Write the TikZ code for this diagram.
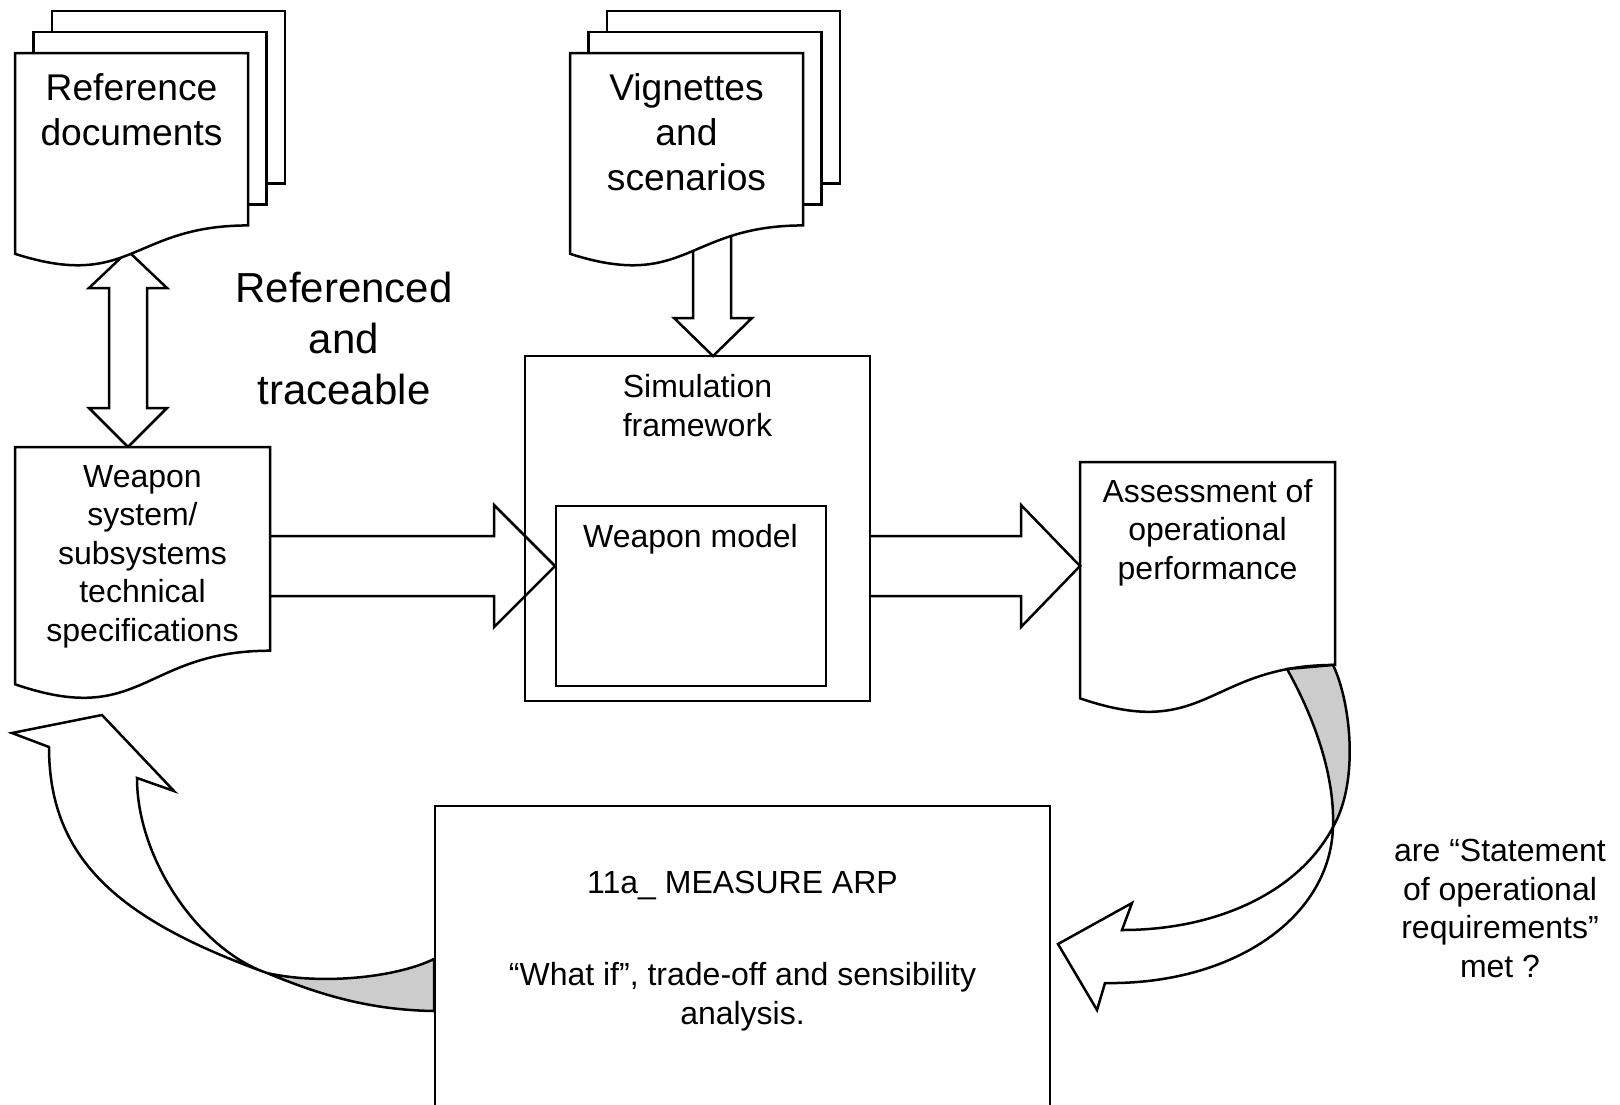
\documentclass[tikz,border=0pt]{standalone}
\usepackage{fontspec}
\setmainfont{Liberation Sans}
\newcommand\fsmall{\fontsize{16pt}{19.2pt}\selectfont}
\newcommand\fdoc{\fontsize{18.6pt}{22.5pt}\selectfont}
\newcommand\fbig{\fontsize{21pt}{25.4pt}\selectfont}
\definecolor{ribbon}{HTML}{CCCCCC}
\tikzset{
  outline/.style={draw=black, line width=1.25pt, line join=miter},
  paper/.style={outline, fill=white},
  blockarrow/.style={outline},
  txt/.style={inner sep=0pt, align=center, anchor=base, text=black},
}
% document shape: [style]{x0}{x1}{top}{H}
\newcommand\drawdoc[5][]{%
  \pgfmathsetmacro\dxm{(#2+#3)/2}%
  \pgfmathsetmacro\dyr{#4+0.802*#5}%
  \pgfmathsetmacro\dyc{#4+1.1075*#5}%
  \pgfmathsetmacro\dyl{#4+0.934*#5}%
  \draw[paper,#1] (#2,#4) -- (#3,#4) -- (#3,\dyr) .. controls (\dxm,\dyr) and (\dxm,\dyc) .. (#2,\dyl) -- cycle;}
% stacked documents: {x0}{x1}{top}{H}
\newcommand\drawstack[4]{%
  \pgfmathsetmacro\sbr{#3+0.802*#4}%
  \draw[paper] ({#1+37},{#3-42}) rectangle ({#2+37},{\sbr-42});
  \draw[paper] ({#1+18.5},{#3-21}) rectangle ({#2+18.5},{\sbr-21});
  \drawdoc{#1}{#2}{#3}{#4}}
\begin{document}
\begin{tikzpicture}[x=0.5pt,y=-0.5pt]
\useasboundingbox (0,0) rectangle (1620,1104);

% block arrows (drawn before the papers)
\draw[blockarrow] (693,230) -- (693,318) -- (674,318) -- (713,356) -- (752,318) -- (731,318) -- (731,230);
\draw[blockarrow] (128,251) -- (167,288) -- (147,288) -- (147,408) -- (167,408) -- (128,447) -- (89,408) -- (109,408) -- (109,288) -- (89,288) -- cycle;

% stacked documents
\drawstack{15}{248}{53}{215}
\drawstack{570}{803}{53}{215}

% single documents
\drawdoc{15}{270}{447}{254}
\drawdoc{1080}{1335}{462}{253}

% simulation framework and weapon model
\draw[outline] (525,356) rectangle (870,701);
\draw[outline] (556,506) rectangle (826,686);

% horizontal block arrows
\draw[blockarrow] (271,536) -- (494,536) -- (494,505) -- (555,566) -- (494,627) -- (494,596) -- (271,596);
\draw[blockarrow] (870,536) -- (1021,536) -- (1021,505) -- (1080,566) -- (1021,627) -- (1021,596) -- (870,596);

% 11a box (open at the bottom)
\draw[outline] (435,1112) -- (435,806) -- (1050,806) -- (1050,1112);

% curved arrow from assessment to 11a (right)
\draw[outline, fill=ribbon] (1333,827) .. controls (1360,780) and (1350,700) .. (1333,665)
  -- (1287,669) .. controls (1310,710) and (1335,770) .. (1333,827) -- cycle;
\draw[outline, fill=white] (1333,827) .. controls (1300,890) and (1220,930) .. (1122,930)
  -- (1132,903) -- (1058,944) -- (1097,1010) -- (1105,983)
  .. controls (1230,985) and (1330,920) .. (1333,827) -- cycle;

% curved arrow from 11a to weapon specifications (left)
\draw[outline, fill=ribbon] (267,973) .. controls (320,985) and (395,978) .. (434,959)
  -- (434,1011) .. controls (370,1010) and (320,995) .. (267,973) -- cycle;
\draw[outline, fill=white] (267,973) .. controls (120,920) and (49,860) .. (49,747)
  -- (12,733) -- (102,715) -- (174,791) -- (137,778)
  .. controls (137,860) and (200,950) .. (267,973) -- cycle;

% texts (anchor = baseline of the last line)
\node[txt, font=\fdoc] (reftext) at (131.5,145) {Reference\\documents};
\node[txt, font=\fdoc] (vigtext) at (686.5,190) {Vignettes\\and\\scenarios};
\node[txt, font=\fbig] (tracetext) at (344,404) {Referenced\\and\\traceable};
\node[txt, font=\fsmall] (weapontext) at (142.5,641) {Weapon\\system/\\subsystems\\technical\\specifications};
\node[txt, font=\fsmall] (simtext) at (697.5,436) {Simulation\\framework};
\node[txt, font=\fsmall] (modeltext) at (690.5,547) {Weapon model};
\node[txt, font=\fsmall] (assesstext) at (1207.5,579) {Assessment of\\operational\\performance};
\node[txt, font=\fsmall] (measuretext) at (742.5,893) {11a\_ MEASURE ARP};
\node[txt, font=\fsmall] (whatiftext) at (742.5,1024) {“What if”, trade-off and sensibility\\analysis.};
\node[txt, font=\fsmall] (questiontext) at (1500,977) {are “Statement\\of operational\\requirements”\\met ?};
\end{tikzpicture}
\end{document}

+ + + +

TASK OBJECTIVE: Without any pictures, reproduce the lines from the first one in the material through the line that has "(89,288) -- cycle;", exactly as they appear.

CORRECT OUTPUT:
Write the TikZ code for this diagram.
\documentclass[tikz,border=0pt]{standalone}
\usepackage{fontspec}
\setmainfont{Liberation Sans}
\newcommand\fsmall{\fontsize{16pt}{19.2pt}\selectfont}
\newcommand\fdoc{\fontsize{18.6pt}{22.5pt}\selectfont}
\newcommand\fbig{\fontsize{21pt}{25.4pt}\selectfont}
\definecolor{ribbon}{HTML}{CCCCCC}
\tikzset{
  outline/.style={draw=black, line width=1.25pt, line join=miter},
  paper/.style={outline, fill=white},
  blockarrow/.style={outline},
  txt/.style={inner sep=0pt, align=center, anchor=base, text=black},
}
% document shape: [style]{x0}{x1}{top}{H}
\newcommand\drawdoc[5][]{%
  \pgfmathsetmacro\dxm{(#2+#3)/2}%
  \pgfmathsetmacro\dyr{#4+0.802*#5}%
  \pgfmathsetmacro\dyc{#4+1.1075*#5}%
  \pgfmathsetmacro\dyl{#4+0.934*#5}%
  \draw[paper,#1] (#2,#4) -- (#3,#4) -- (#3,\dyr) .. controls (\dxm,\dyr) and (\dxm,\dyc) .. (#2,\dyl) -- cycle;}
% stacked documents: {x0}{x1}{top}{H}
\newcommand\drawstack[4]{%
  \pgfmathsetmacro\sbr{#3+0.802*#4}%
  \draw[paper] ({#1+37},{#3-42}) rectangle ({#2+37},{\sbr-42});
  \draw[paper] ({#1+18.5},{#3-21}) rectangle ({#2+18.5},{\sbr-21});
  \drawdoc{#1}{#2}{#3}{#4}}
\begin{document}
\begin{tikzpicture}[x=0.5pt,y=-0.5pt]
\useasboundingbox (0,0) rectangle (1620,1104);

% block arrows (drawn before the papers)
\draw[blockarrow] (693,230) -- (693,318) -- (674,318) -- (713,356) -- (752,318) -- (731,318) -- (731,230);
\draw[blockarrow] (128,251) -- (167,288) -- (147,288) -- (147,408) -- (167,408) -- (128,447) -- (89,408) -- (109,408) -- (109,288) -- (89,288) -- cycle;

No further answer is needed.